__PROBLEM__
Retype all the records with nothing changed.

__Data items__
_ _ _ _ _

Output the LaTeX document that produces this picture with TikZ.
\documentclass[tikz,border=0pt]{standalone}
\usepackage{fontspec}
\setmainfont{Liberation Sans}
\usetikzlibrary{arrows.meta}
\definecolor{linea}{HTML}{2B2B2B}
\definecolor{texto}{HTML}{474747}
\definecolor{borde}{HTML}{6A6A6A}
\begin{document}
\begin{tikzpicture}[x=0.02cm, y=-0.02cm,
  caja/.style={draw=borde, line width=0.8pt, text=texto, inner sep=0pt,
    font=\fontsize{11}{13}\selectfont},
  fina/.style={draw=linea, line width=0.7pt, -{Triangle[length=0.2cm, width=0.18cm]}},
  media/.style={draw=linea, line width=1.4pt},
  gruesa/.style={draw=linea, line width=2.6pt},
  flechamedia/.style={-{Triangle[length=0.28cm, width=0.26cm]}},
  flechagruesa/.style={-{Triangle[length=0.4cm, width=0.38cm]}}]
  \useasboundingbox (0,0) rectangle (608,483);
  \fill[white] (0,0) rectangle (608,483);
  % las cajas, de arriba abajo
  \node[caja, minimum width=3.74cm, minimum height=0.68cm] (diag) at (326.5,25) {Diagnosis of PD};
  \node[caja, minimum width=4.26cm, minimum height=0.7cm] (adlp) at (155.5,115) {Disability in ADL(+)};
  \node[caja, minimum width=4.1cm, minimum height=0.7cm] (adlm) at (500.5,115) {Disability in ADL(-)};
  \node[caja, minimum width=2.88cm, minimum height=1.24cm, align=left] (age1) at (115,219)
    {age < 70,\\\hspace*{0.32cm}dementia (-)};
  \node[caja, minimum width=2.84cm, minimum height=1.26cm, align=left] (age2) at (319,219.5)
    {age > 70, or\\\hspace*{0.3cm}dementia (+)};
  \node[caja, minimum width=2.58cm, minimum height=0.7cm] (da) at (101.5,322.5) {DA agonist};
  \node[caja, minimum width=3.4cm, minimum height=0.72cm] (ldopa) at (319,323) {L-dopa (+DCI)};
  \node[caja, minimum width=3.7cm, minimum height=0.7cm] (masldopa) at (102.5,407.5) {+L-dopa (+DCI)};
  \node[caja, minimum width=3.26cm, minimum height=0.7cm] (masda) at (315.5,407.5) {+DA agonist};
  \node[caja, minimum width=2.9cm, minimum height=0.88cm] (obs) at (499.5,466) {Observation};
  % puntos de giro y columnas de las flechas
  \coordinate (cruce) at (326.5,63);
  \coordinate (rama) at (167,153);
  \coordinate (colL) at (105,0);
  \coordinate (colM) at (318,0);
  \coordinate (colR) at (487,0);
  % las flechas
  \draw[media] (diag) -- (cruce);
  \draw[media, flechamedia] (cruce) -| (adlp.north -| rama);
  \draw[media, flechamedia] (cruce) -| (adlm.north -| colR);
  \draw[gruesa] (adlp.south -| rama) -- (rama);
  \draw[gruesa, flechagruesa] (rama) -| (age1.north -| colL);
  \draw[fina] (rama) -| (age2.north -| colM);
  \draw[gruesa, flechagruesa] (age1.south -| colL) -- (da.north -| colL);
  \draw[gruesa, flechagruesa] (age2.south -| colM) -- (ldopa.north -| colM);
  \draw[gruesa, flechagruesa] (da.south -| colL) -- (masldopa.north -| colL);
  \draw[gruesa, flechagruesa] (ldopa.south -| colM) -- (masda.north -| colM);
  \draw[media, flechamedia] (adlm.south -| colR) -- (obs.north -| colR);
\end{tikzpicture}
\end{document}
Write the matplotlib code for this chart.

_ _ _ _ _

__FULL SOLUTION__
Output the LaTeX document that produces this picture with TikZ.
\documentclass[tikz,border=0pt]{standalone}
\usepackage{fontspec}
\setmainfont{Liberation Sans}
\usetikzlibrary{arrows.meta}
\definecolor{linea}{HTML}{2B2B2B}
\definecolor{texto}{HTML}{474747}
\definecolor{borde}{HTML}{6A6A6A}
\begin{document}
\begin{tikzpicture}[x=0.02cm, y=-0.02cm,
  caja/.style={draw=borde, line width=0.8pt, text=texto, inner sep=0pt,
    font=\fontsize{11}{13}\selectfont},
  fina/.style={draw=linea, line width=0.7pt, -{Triangle[length=0.2cm, width=0.18cm]}},
  media/.style={draw=linea, line width=1.4pt},
  gruesa/.style={draw=linea, line width=2.6pt},
  flechamedia/.style={-{Triangle[length=0.28cm, width=0.26cm]}},
  flechagruesa/.style={-{Triangle[length=0.4cm, width=0.38cm]}}]
  \useasboundingbox (0,0) rectangle (608,483);
  \fill[white] (0,0) rectangle (608,483);
  % las cajas, de arriba abajo
  \node[caja, minimum width=3.74cm, minimum height=0.68cm] (diag) at (326.5,25) {Diagnosis of PD};
  \node[caja, minimum width=4.26cm, minimum height=0.7cm] (adlp) at (155.5,115) {Disability in ADL(+)};
  \node[caja, minimum width=4.1cm, minimum height=0.7cm] (adlm) at (500.5,115) {Disability in ADL(-)};
  \node[caja, minimum width=2.88cm, minimum height=1.24cm, align=left] (age1) at (115,219)
    {age < 70,\\\hspace*{0.32cm}dementia (-)};
  \node[caja, minimum width=2.84cm, minimum height=1.26cm, align=left] (age2) at (319,219.5)
    {age > 70, or\\\hspace*{0.3cm}dementia (+)};
  \node[caja, minimum width=2.58cm, minimum height=0.7cm] (da) at (101.5,322.5) {DA agonist};
  \node[caja, minimum width=3.4cm, minimum height=0.72cm] (ldopa) at (319,323) {L-dopa (+DCI)};
  \node[caja, minimum width=3.7cm, minimum height=0.7cm] (masldopa) at (102.5,407.5) {+L-dopa (+DCI)};
  \node[caja, minimum width=3.26cm, minimum height=0.7cm] (masda) at (315.5,407.5) {+DA agonist};
  \node[caja, minimum width=2.9cm, minimum height=0.88cm] (obs) at (499.5,466) {Observation};
  % puntos de giro y columnas de las flechas
  \coordinate (cruce) at (326.5,63);
  \coordinate (rama) at (167,153);
  \coordinate (colL) at (105,0);
  \coordinate (colM) at (318,0);
  \coordinate (colR) at (487,0);
  % las flechas
  \draw[media] (diag) -- (cruce);
  \draw[media, flechamedia] (cruce) -| (adlp.north -| rama);
  \draw[media, flechamedia] (cruce) -| (adlm.north -| colR);
  \draw[gruesa] (adlp.south -| rama) -- (rama);
  \draw[gruesa, flechagruesa] (rama) -| (age1.north -| colL);
  \draw[fina] (rama) -| (age2.north -| colM);
  \draw[gruesa, flechagruesa] (age1.south -| colL) -- (da.north -| colL);
  \draw[gruesa, flechagruesa] (age2.south -| colM) -- (ldopa.north -| colM);
  \draw[gruesa, flechagruesa] (da.south -| colL) -- (masldopa.north -| colL);
  \draw[gruesa, flechagruesa] (ldopa.south -| colM) -- (masda.north -| colM);
  \draw[media, flechamedia] (adlm.south -| colR) -- (obs.north -| colR);
\end{tikzpicture}
\end{document}
Write the matplotlib code for this chart.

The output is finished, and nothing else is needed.